By 1947, Stalin’s influence had spread across the majority of Eastern Europe, but he had failed to completely dominate the region with pro-communist, friendly states as Greece and Turkey remained resisting the Soviet take-over. Greece specifically was undergoing civil war since the end of World War 2, in which the leftist forces had been battling the royalists for control over the country, and Britain was unable to provide any more of the financial aid it had been throughout World War 2. Therefore, on March 12th, 1947, President Harry Truman made a speech before congress concerning the need to offer aid to any countries resisting subjugation or outside pressure, America being the only country powerful enough to stand against Stalin and his Red Army. The U.S felt that Stalin intended to complete his ‘sphere of influence’ over the entirety of eastern Europe, considering the aims of Comintern, and the strategic advantage that would be achieved through forming friendly states around Russia. In this way, the Truman Doctrine- a belief that America should be responsible for stemming the spread of communism, if this spread was carried out without the consent of the countries being affected- was implemented into the actions the U.S.A would later act out.
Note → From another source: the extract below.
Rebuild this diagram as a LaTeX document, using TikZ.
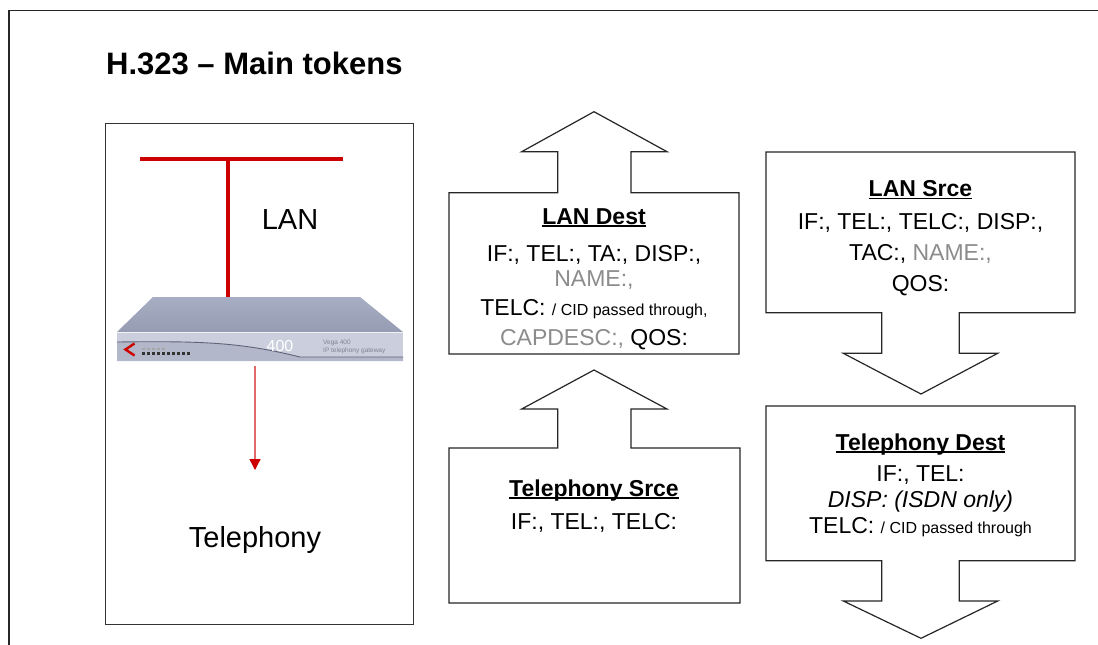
\documentclass[tikz,border=0pt]{standalone}
\usepackage{fontspec}
\setmainfont{Liberation Sans}
\usetikzlibrary{arrows.meta}
\definecolor{tokgray}{HTML}{8C8C8C}
\definecolor{lanred}{HTML}{CC0000}
\definecolor{lightred}{HTML}{E06A6A}
\definecolor{devtop}{HTML}{A7ADC2}
\definecolor{devtopd}{HTML}{969CB3}
\definecolor{devfront}{HTML}{CBCFDD}
\definecolor{devdark}{HTML}{5E6378}
\newcommand\hdul[1]{{\setbox0\hbox{\bfseries #1}\rlap{\rule[-2.6pt]{\wd0}{1.7pt}}\box0}}
\newcommand\smtxt[1]{{\fontsize{16}{18}\selectfont #1}}
\newcommand\gtxt[1]{\textcolor{tokgray}{#1}}
\tikzset{
  tok/.style={font=\fontsize{23}{28}\selectfont, anchor=base, inner sep=0pt},
  bigl/.style={font=\fontsize{29}{34}\selectfont, anchor=base, inner sep=0pt},
  blockarrow/.style={draw=black!85, line width=1.2pt, line join=miter, fill=white},
}
\begin{document}
\begin{tikzpicture}[x=1pt,y=-1pt]
\useasboundingbox (0,0) rectangle (1098,645);
\fill[white] (0,0) rectangle (1098,645);
% outer frame (top and left)
\draw[line width=1.6pt, black!85] (9,645) -- (9,10.5) -- (1098,10.5);
% title
\node[anchor=base west, inner sep=0pt, font=\fontsize{31}{36}\selectfont\bfseries] (title) at (106,74) {H.323 – Main tokens};

% left panel
\draw[line width=1pt, black!80] (105,123) rectangle (413,624);
\draw[lanred, line width=4pt] (140,159.3) -- (343,159.3);
\draw[lanred, line width=4pt] (228.3,159.3) -- (228.3,297);
\node[bigl] (lan) at (290,229.5) {LAN};
\node[bigl] (tel) at (255,547.5) {Telephony};

% device
\shade[top color=devtop, bottom color=devtopd] (153,297) -- (360,297) -- (403,332) -- (117,332) -- cycle;
\fill[devfront] (117,332) -- (403,332) -- (403,361) -- (117,361) -- cycle;
\fill[devtop!70!devfront] (117,342) .. controls (200,341) and (240,342) .. (300,357) -- (403,357) -- (403,361) -- (117,361) -- cycle;
\draw[devdark, line width=0.9pt] (117,342) .. controls (200,341) and (240,342) .. (300,357) -- (403,357);
\draw[white!85!devtop, line width=0.8pt] (117,332) -- (403,332);
\node[inner sep=0pt, text=white, font=\fontsize{16}{18}\selectfont] (d400) at (280,346) {400};
\node[anchor=base west, inner sep=0pt, text=devdark!80, font=\fontsize{6.5}{7}\selectfont] (vega) at (323,344) {Vega 400};
\node[anchor=base west, inner sep=0pt, text=devdark!80, font=\fontsize{6.5}{7}\selectfont] (ipgw) at (323,352) {IP telephony gateway};
\draw[lanred, line width=2.4pt] (134.5,343.5) -- (125.5,349.5) -- (134.5,355.5);
\foreach \i in {0,...,9} { \fill[black!80] (142+\i*5,352) rectangle (144.5+\i*5,354.5); }
\foreach \i in {0,...,4} { \fill[black!35] (142+\i*5,348) rectangle (144.5+\i*5,350); }
\coordinate (arrs) at (255,366);
\coordinate (arre) at (255,470);
\draw[lightred, line width=1.3pt, -{Triangle[width=11pt,length=11pt,color=lanred]}] (arrs) -- (arre);

% LAN Dest
\draw[blockarrow] (449,354) -- (449,192.7) -- (557.7,192.7) -- (557.7,151.7) -- (521.7,151.7) -- (594,111.7) -- (667,151.7) -- (631,151.7) -- (631,192.7) -- (739,192.7) -- (739,354) -- cycle;
\node[tok] (ld1) at (594,224) {\hdul{LAN Dest}};
\node[tok] (ld2) at (594,261.7) {IF:, TEL:, TA:, DISP:,};
\node[tok] (ld3) at (594,286.7) {\gtxt{NAME:,}};
\node[tok] (ld4) at (594,315) {TELC: \smtxt{/ CID passed through,}};
\node[tok] (ld5) at (594,345) {\gtxt{CAPDESC:,} QOS:};

% Telephony Srce
\draw[blockarrow] (449,603) -- (449,448) -- (557.7,448) -- (557.7,409) -- (521.7,409) -- (594,370) -- (667,409) -- (631,409) -- (631,448) -- (740,448) -- (740,603) -- cycle;
\node[tok] (ts1) at (594,496) {\hdul{Telephony Srce}};
\node[tok] (ts2) at (594,529.3) {IF:, TEL:, TELC:};

% LAN Srce
\draw[blockarrow] (766,152) -- (1075,152) -- (1075,312.7) -- (959.3,312.7) -- (959.3,353.3) -- (997.7,353.3) -- (921,394) -- (843.3,353.3) -- (881.7,353.3) -- (881.7,312.7) -- (766,312.7) -- cycle;
\node[tok] (ls1) at (920.5,196.7) {\hdul{LAN Srce}};
\node[tok] (ls2) at (920.5,229.3) {IF:, TEL:, TELC:, DISP:,};
\node[tok] (ls3) at (920.5,260.7) {TAC:, \gtxt{NAME:,}};
\node[tok] (ls4) at (920.5,291.7) {QOS:};

% Telephony Dest
\draw[blockarrow] (766,406) -- (1075,406) -- (1075,560.7) -- (959.3,560.7) -- (959.3,601) -- (997.7,601) -- (921,638.3) -- (843.3,601) -- (881.7,601) -- (881.7,560.7) -- (766,560.7) -- cycle;
\node[tok] (td1) at (920.5,450) {\hdul{Telephony Dest}};
\node[tok] (td2) at (920.5,481.7) {IF:, TEL:};
\node[tok] (td3) at (920.5,507) {\itshape DISP: (ISDN only)};
\node[tok] (td4) at (920.5,533.3) {TELC: \smtxt{/ CID passed through}};
\end{tikzpicture}
\end{document}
Some historians argue that the founding of the Truman Doctrine marks the true start of the Cold War, or at least a declaration on behalf of Truman himself towards his recognition of its existence: Truman had outlined the need for America to intentionally act against the Soviet Union’s needs, conveying openly the fear of Communism and the hostility between the two super powers. The Truman Doctrine was to partially take effect within The Marshall Plan: the provision of economic support, through channelling over $13 billion towards the economic recovery of Europe between 1948 and 1951. Although America perceived the plan as a generous means of supporting those devastated by over a decade of war, the Soviets felt- rather ironically- that it was an attempt to interfere with internal affairs of other states and, after being asked to join, refused to participate. Moreover, it should be noted that the United States government was aware of the political implications of Marshall Plan, in that it would provide financial relief to much of Europe in the hope of stemming the already rapid spread of communism in the east.
Some revisionists criticise America for implementing Marshall plan, suggesting that the exportation of American Dollars into Europe kept the United States from falling into depression- as had occurred in years prior to World War 2- by providing a bigger market for its products.